From CBS News' Maria Gavrilovic:
COLUMBIA CITY, IND. -- Former Democratic National Committee chairman and former Hillary Clinton supporter, Joe Andrew, threw his support to Barack Obama today. Andrew, a superdelegate, said he made the switch from Clinton to Obama in effort to heal the Democratic Party.
"I am changing my support from Senator Clinton to Senator Obama, and doing so with a heavy heart about how this process has hurt the Democratic Party, but enlightened and energized by what I have seen from Senator Obama, particularly over the past days and weeks," Andrew said.
Andrew said he is going to urge House Speaker Nancy Pelosi, D-Ca., and Senator Harry Reid, D-Nev., to call upon other Democratic Party leaders to back Obama. According to CBS News estimates, more superdelegates have been endorsing Obama since the Pennsylvania primary – he has picked up 11 superdelegates since April 22nd, while Clinton has nabbed six. She still leads in the overall superdelegate count, however, 263 to 244, with 288 undecided.
As he tries to win the Indiana primary and wrap up the nomination, Obama continued to court voter blocks that usually side with Clinton.
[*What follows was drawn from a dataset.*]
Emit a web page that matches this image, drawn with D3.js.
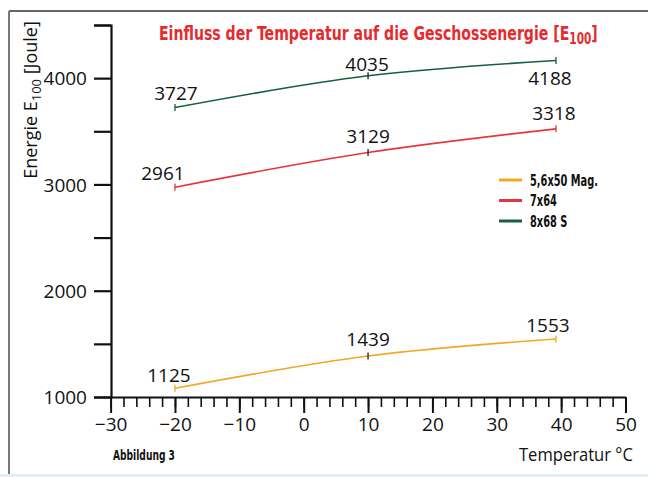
<!DOCTYPE html>
<html><head><meta charset="utf-8">
<script src="https://cdn.jsdelivr.net/npm/d3@7"></script>
<style>body{margin:0;background:#fff}svg{display:block}</style>
</head><body>
<script>
// ---- data ----
const temps = [-20, 10, 39.2];
const seriesNames = ["5,6x50 Mag.", "7x64", "8x68 S"];
const seriesColors = ["#f5a623", "#e8343c", "#16603f"];
// plotted positions
const valsMag = [1082, 1386, 1546];
const vals7x64 = [2974, 3300, 3523];
const vals8x68 = [3723, 4022, 4166];
// printed data labels
const labMag = ["1125", "1439", "1553"];
const lab7x64 = ["2961", "3129", "3318"];
const lab8x68 = ["3727", "4035", "4188"];
const yTickValues = [1000, 1500, 2000, 2500, 3000, 3500, 4000, 4500];
const xMajorTicks = [-30, -20, -10, 0, 10, 20, 30, 40, 50];

const W = 648, H = 477;
const svg = d3.select("body").append("svg").attr("width", W).attr("height", H);
const numFont = "'Open Sans', 'Noto Sans', sans-serif";
const condFont = "'Liberation Sans Narrow', 'DejaVu Sans Condensed', 'Arial Narrow', sans-serif";

function fitX(sel, x0, width) {
  const w = sel.node().getComputedTextLength();
  const sx = width / w;
  sel.attr("transform", `translate(${x0 * (1 - sx)},0) scale(${sx},1)`);
}

// frame
svg.append("rect").attr("x", 0).attr("y", 474).attr("width", W).attr("height", 3).attr("fill", "#e6eef1");
svg.append("line").attr("x1", 9).attr("x2", W).attr("y1", 11).attr("y2", 11).attr("stroke", "#333").attr("stroke-width", 1.5);
svg.append("line").attr("x1", 9).attr("x2", 9).attr("y1", 11).attr("y2", 474).attr("stroke", "#777").attr("stroke-width", 2);

const x = d3.scaleLinear().domain([-30, 50]).range([110.6, 625.5]);
const y = d3.scaleLinear().domain([1000, 4500]).range([397, 25]);

// y axis
const yAx = svg.append("g").attr("transform", "translate(111,0)")
  .call(d3.axisLeft(y).tickValues(yTickValues).tickSize(17).tickPadding(7)
    .tickFormat(d => d % 1000 === 0 ? d : ""));
yAx.select(".domain").attr("stroke", "#111").attr("stroke-width", 2.2);
yAx.selectAll(".tick line").attr("stroke", "#111").attr("stroke-width", 2.2);
yAx.selectAll(".tick text").attr("font-family", numFont).attr("font-size", 19).attr("fill", "#111").attr("dy", "0.36em");

// x axis minor
const xMinor = d3.range(-30, 51, 2);
const xAxMin = svg.append("g").attr("transform", "translate(0,397)")
  .call(d3.axisBottom(x).tickValues(xMinor).tickSize(10).tickFormat(""));
xAxMin.select(".domain").remove();
xAxMin.selectAll(".tick line").attr("stroke", "#111").attr("stroke-width", 1.6);
// x axis major
const xAx = svg.append("g").attr("transform", "translate(0,397)")
  .call(d3.axisBottom(x).tickValues(xMajorTicks).tickSize(16).tickPadding(5)
    .tickSizeOuter(0).tickFormat(d => d < 0 ? "\u2212" + Math.abs(d) : d));
xAx.select(".domain").attr("stroke", "#111").attr("stroke-width", 2.2);
xAx.selectAll(".tick line").attr("stroke", "#111").attr("stroke-width", 2);
xAx.selectAll(".tick text").attr("font-family", numFont).attr("font-size", 19).attr("fill", "#111");

// series
const series = [
  {name: seriesNames[0], color: seriesColors[0], vals: valsMag, labs: labMag},
  {name: seriesNames[1], color: seriesColors[1], vals: vals7x64, labs: lab7x64},
  {name: seriesNames[2], color: seriesColors[2], vals: vals8x68, labs: lab8x68}
];
// label placement offsets (styling, relative to each point)
const labelOffsets = [
  [[-6, -6], [0, -10], [-8, -7]],
  [[-12, -7], [0, -10], [-2, -9]],
  [[1, -8], [-1, -5], [-6, 25]]
];
const line = d3.line().x(d => x(d[0])).y(d => y(d[1])).curve(d3.curveMonotoneX);
series.forEach((s, si) => {
  const pts = temps.map((t, i) => [t, s.vals[i]]);
  svg.append("path").attr("d", line(pts)).attr("fill", "none")
    .attr("stroke", s.color).attr("stroke-width", 1.6);
  svg.selectAll(null).data(pts).enter().append("line")
    .attr("x1", d => x(d[0])).attr("x2", d => x(d[0]))
    .attr("y1", d => y(d[1]) - 3.5).attr("y2", d => y(d[1]) + 3.5)
    .attr("stroke", (d, i) => i === 1 ? "#222" : s.color).attr("stroke-width", 1.3);
  svg.selectAll(null).data(pts).enter().append("text")
    .attr("x", (d, i) => x(d[0]) + labelOffsets[si][i][0])
    .attr("y", (d, i) => y(d[1]) + labelOffsets[si][i][1])
    .attr("text-anchor", "middle").attr("font-family", numFont).attr("font-size", 19)
    .attr("fill", "#111").text((d, i) => s.labs[i]);
});

// legend
const lg = svg.append("g");
let legendScale = null;
series.forEach((s, i) => {
  const ly = 180 + i * 20.5;
  lg.append("line").attr("x1", 499).attr("x2", 522).attr("y1", ly).attr("y2", ly)
    .attr("stroke", s.color).attr("stroke-width", 3);
  const t = lg.append("text").attr("x", 530).attr("y", ly).attr("dy", "0.36em")
    .attr("font-family", condFont).attr("font-weight", "bold").attr("font-size", 16.5)
    .attr("fill", "#111").text(s.name);
  if (legendScale === null) legendScale = 68 / t.node().getComputedTextLength();
  t.attr("transform", `translate(${530 * (1 - legendScale)},0) scale(${legendScale},1)`);
});

// title
const title = svg.append("text").attr("x", 159).attr("y", 40)
  .attr("font-family", condFont).attr("font-weight", "bold").attr("font-size", 20)
  .attr("fill", "#e52b2f");
title.append("tspan").text("Einfluss der Temperatur auf die Geschossenergie [E");
title.append("tspan").attr("font-size", 15).attr("dy", 4).text("100");
title.append("tspan").attr("dy", -4).text("]");
fitX(title, 159, 439);

// y label
const yl = svg.append("text").attr("transform", "translate(37,100) rotate(-90)")
  .attr("text-anchor", "middle").attr("font-family", numFont).attr("font-size", 18).attr("fill", "#111");
yl.append("tspan").text("Energie E");
yl.append("tspan").attr("font-size", 13).attr("dy", 4).text("100");
yl.append("tspan").attr("dy", -4).text(" [Joule]");

// x label & caption
const xl = svg.append("text").attr("x", 519).attr("y", 461)
  .attr("font-family", numFont).attr("font-size", 18).attr("fill", "#111").text("Temperatur °C");
fitX(xl, 519, 114);
const cap = svg.append("text").attr("x", 113).attr("y", 460)
  .attr("font-family", condFont).attr("font-weight", "bold").attr("font-size", 13.5)
  .attr("fill", "#111").text("Abbildung 3");
fitX(cap, 113, 62);
</script>
</body></html>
The day after he lost the Pennsylvania primary, Obama said that it is more difficult for him to win over older voters than it is to win over working class Democrats.
"The problem is that, to the extent there is a problem, is that the older voters are very loyal to Senator Clinton," he said. "Part of that is they've got a track record of voting for not just Senator Clinton but also her husband."
To try and counter that, Obama campaigned in a senior citizens home here today, frequently telling stories about his grandparents.
"The reason I'm running is because I'm here only because this country gave my grandparents, and my mother and me a chance," Obama said. "They gave me a great education, they allowed my grandparents to save and build a family, that's the American dream."